Bundlers such as Webpack can handle point 1 and 2. For AWS S3, you can use AWS CLI to upload assets to a specific directory; for Github, the gh-pages node module can be used to publish files to Github pages.

Developers now are able to publish their component work to a style guide on demand. This can be very handy for UI Acceptance Test — a developer can send designers an URL to the style guide which has the requested changes, and the designer will be able to play with the updated component in action. No more screenshot or video recording.


Components can go through rapid development cycles. For the same component, its look and feel might change due to feature requests or bug fixes. How will a style guide evolve along with components?

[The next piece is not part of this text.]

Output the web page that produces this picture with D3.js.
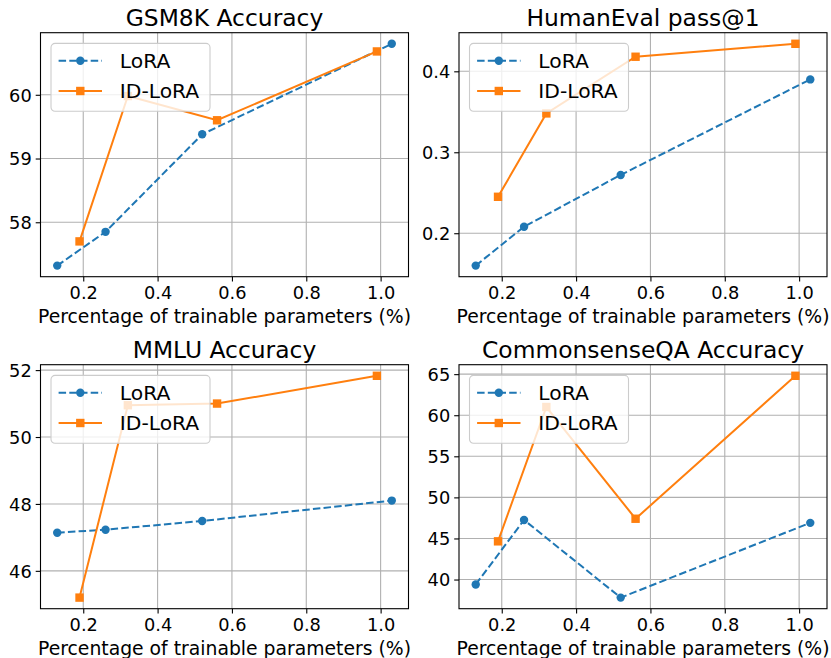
<!DOCTYPE html>
<html>
<head>
<meta charset="utf-8">
<script src="https://d3js.org/d3.v7.min.js"></script>
<style>
  body { margin: 0; background: #fff; }
  text { font-family: "DejaVu Sans", sans-serif; fill: #000; }
</style>
</head>
<body>
<script>
// x positions (% of trainable parameters)
const loraX = [0.13, 0.26, 0.52, 1.03];
const idLoraX = [0.19, 0.32, 0.56, 0.99];
const xTicks = [0.2, 0.4, 0.6, 0.8, 1.0];

const titles = ["GSM8K Accuracy", "HumanEval pass@1", "MMLU Accuracy", "CommonsenseQA Accuracy"];
const seriesNames = ["LoRA", "ID-LoRA"];

const gsmLora = [57.32, 57.85, 59.38, 60.80];
const gsmIdLora = [57.70, 59.98, 59.60, 60.68];
const gsmTicks = [58, 59, 60];

const heLora = [0.160, 0.208, 0.272, 0.390];
const heIdLora = [0.245, 0.348, 0.418, 0.434];
const heTicks = [0.2, 0.3, 0.4];

const mmluLora = [47.14, 47.23, 47.49, 48.10];
const mmluIdLora = [45.20, 50.95, 51.00, 51.83];
const mmluTicks = [46, 48, 50, 52];

const csqaLora = [39.4, 47.25, 37.8, 46.9];
const csqaIdLora = [44.65, 61.0, 47.4, 64.8];
const csqaTicks = [40, 45, 50, 55, 60, 65];

const blue = "#1f77b4", orange = "#ff7f0e";

let width = 831, height = 658;
let panelW = 368, panelH = 244;

let svg = d3.select("body").append("svg")
    .attr("width", width)
    .attr("height", height);

function padded(vals) {
    let lo = d3.min(vals), hi = d3.max(vals);
    let m = (hi - lo) * 0.05;
    return [lo - m, hi + m];
}

function drawPanel(left, top, title, lora, idLora, yTicks, yFmt) {
    let g = svg.append("g").attr("transform", `translate(${left},${top})`);

    let x = d3.scaleLinear()
        .domain(padded(loraX.concat(idLoraX)))
        .range([0, panelW]);
    let y = d3.scaleLinear()
        .domain(padded(lora.concat(idLora)))
        .range([panelH, 0]);

    // grid
    g.append("g").selectAll("line.gx")
        .data(xTicks).join("line")
            .attr("x1", d => x(d)).attr("x2", d => x(d))
            .attr("y1", 0).attr("y2", panelH)
            .style("stroke", "#b0b0b0").style("stroke-width", 1.1);
    g.append("g").selectAll("line.gy")
        .data(yTicks).join("line")
            .attr("x1", 0).attr("x2", panelW)
            .attr("y1", d => y(d)).attr("y2", d => y(d))
            .style("stroke", "#b0b0b0").style("stroke-width", 1.1);

    let line = d3.line().x(d => x(d[0])).y(d => y(d[1]));

    // LoRA
    let lp = d3.zip(loraX, lora);
    g.append("path").attr("d", line(lp))
        .style("fill", "none").style("stroke", blue)
        .style("stroke-width", 2).style("stroke-dasharray", "7.5,3.2");
    g.selectAll("circle.lora").data(lp).join("circle")
        .attr("cx", d => x(d[0])).attr("cy", d => y(d[1])).attr("r", 4.2)
        .style("fill", blue);

    // ID-LoRA
    let ip = d3.zip(idLoraX, idLora);
    g.append("path").attr("d", line(ip))
        .style("fill", "none").style("stroke", orange).style("stroke-width", 2);
    g.selectAll("rect.idlora").data(ip).join("rect")
        .attr("x", d => x(d[0]) - 4.2).attr("y", d => y(d[1]) - 4.2)
        .attr("width", 8.4).attr("height", 8.4)
        .style("fill", orange);

    // axes
    let xAxis = g.append("g").attr("transform", `translate(0,${panelH})`)
        .call(d3.axisBottom(x).tickValues(xTicks).tickFormat(d3.format(".1f"))
            .tickSize(4.8).tickPadding(4.5));
    let yAxis = g.append("g")
        .call(d3.axisLeft(y).tickValues(yTicks).tickFormat(yFmt)
            .tickSize(4.8).tickPadding(4));
    [xAxis, yAxis].forEach(a => {
        a.select(".domain").remove();
        a.selectAll("line").style("stroke", "#000").style("stroke-width", 1.1);
        a.selectAll("text").style("font-size", "17.8px")
            .style("font-family", "'DejaVu Sans', sans-serif");
    });
    yAxis.selectAll("text").attr("dy", "0.36em");

    g.append("rect").attr("width", panelW).attr("height", panelH)
        .style("fill", "none").style("stroke", "#000").style("stroke-width", 1.1);

    // title and label
    g.append("text").attr("x", panelW / 2).attr("y", -6.7)
        .attr("text-anchor", "middle").style("font-size", "23.4px").text(title);
    g.append("text").attr("x", panelW / 2).attr("y", panelH + 46.6)
        .attr("text-anchor", "middle").style("font-size", "18.8px")
        .text("Percentage of trainable parameters (%)");

    // legend
    let lg = g.append("g").attr("transform", "translate(10.5,10.7)");
    lg.append("rect").attr("width", 159).attr("height", 67.8)
        .attr("rx", 4).attr("ry", 4)
        .style("fill", "#fff").style("fill-opacity", 0.8)
        .style("stroke", "#cccccc").style("stroke-width", 1.1);
    seriesNames.forEach((name, i) => {
        let yy = 17.3 + i * 30.3;
        let col = i === 0 ? blue : orange;
        lg.append("line").attr("x1", 7.6).attr("x2", 51).attr("y1", yy).attr("y2", yy)
            .style("stroke", col).style("stroke-width", 2)
            .style("stroke-dasharray", i === 0 ? "7.5,3.2" : null);
        if (i === 0) {
            lg.append("circle").attr("cx", 29.3).attr("cy", yy).attr("r", 4.2).style("fill", col);
        } else {
            lg.append("rect").attr("x", 25.1).attr("y", yy - 4.2)
                .attr("width", 8.4).attr("height", 8.4).style("fill", col);
        }
        lg.append("text").attr("x", 68.8).attr("y", yy).attr("dy", "0.36em")
            .style("font-size", "20.3px").text(name);
    });
}

let intFmt = d3.format("d");
drawPanel(40.5, 32.7, titles[0], gsmLora, gsmIdLora, gsmTicks, intFmt);
drawPanel(459, 32.7, titles[1], heLora, heIdLora, heTicks, d3.format(".1f"));
drawPanel(40.5, 364.7, titles[2], mmluLora, mmluIdLora, mmluTicks, intFmt);
drawPanel(459, 364.7, titles[3], csqaLora, csqaIdLora, csqaTicks, intFmt);
</script>
</body>
</html>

In my project, I set CI pipeline to build, bundle, and publish style guide assets for each release tag. Whenever the CI detects a GIT commit tagged with a release version, e.g. v3.4.0 or v4.0.0-alpha.1, the CI will run the following steps:

  1. Build the code in a branch.
  2. Bundle the static assets.
  3. Upload the assets to a central place (e.g., AWS S3 or Github pages).
  4. Store the assets by tag names.

As you can already tell, these 4 steps are almost identical to the previous steps mentioned in the “Publishing” section, except for the 4th point where we now store the assets using tag names. All these steps allow style guide to track different versions.

The follow Jenkinsfile snippet checks if a commit is tagged with a release version:


A living style guide is not just a HTML page. It has a whole set of tools behind it to automate the development and maintenance process. It is a cross-department effort to ensure consistent look and feel across products.

Many tools can be used to reduce the friction from different roles involving in creating a living style guide. Tools like Storybook is able to re-use a single demo for multiple purposes — design, development, and test. For complicate projects, you can definitely roll your own storybook-like framework with aforementioned techniques. Actually, in my company, we use Storybook as a reference but create our own framework that gives us full control of the styles and build setup.

In our experience, a low-cost and highly automated style guide is the crucial tool to ensure high-quality components. If you are developing components, take some time to adopt a living style guide strategy. You won’t regret it!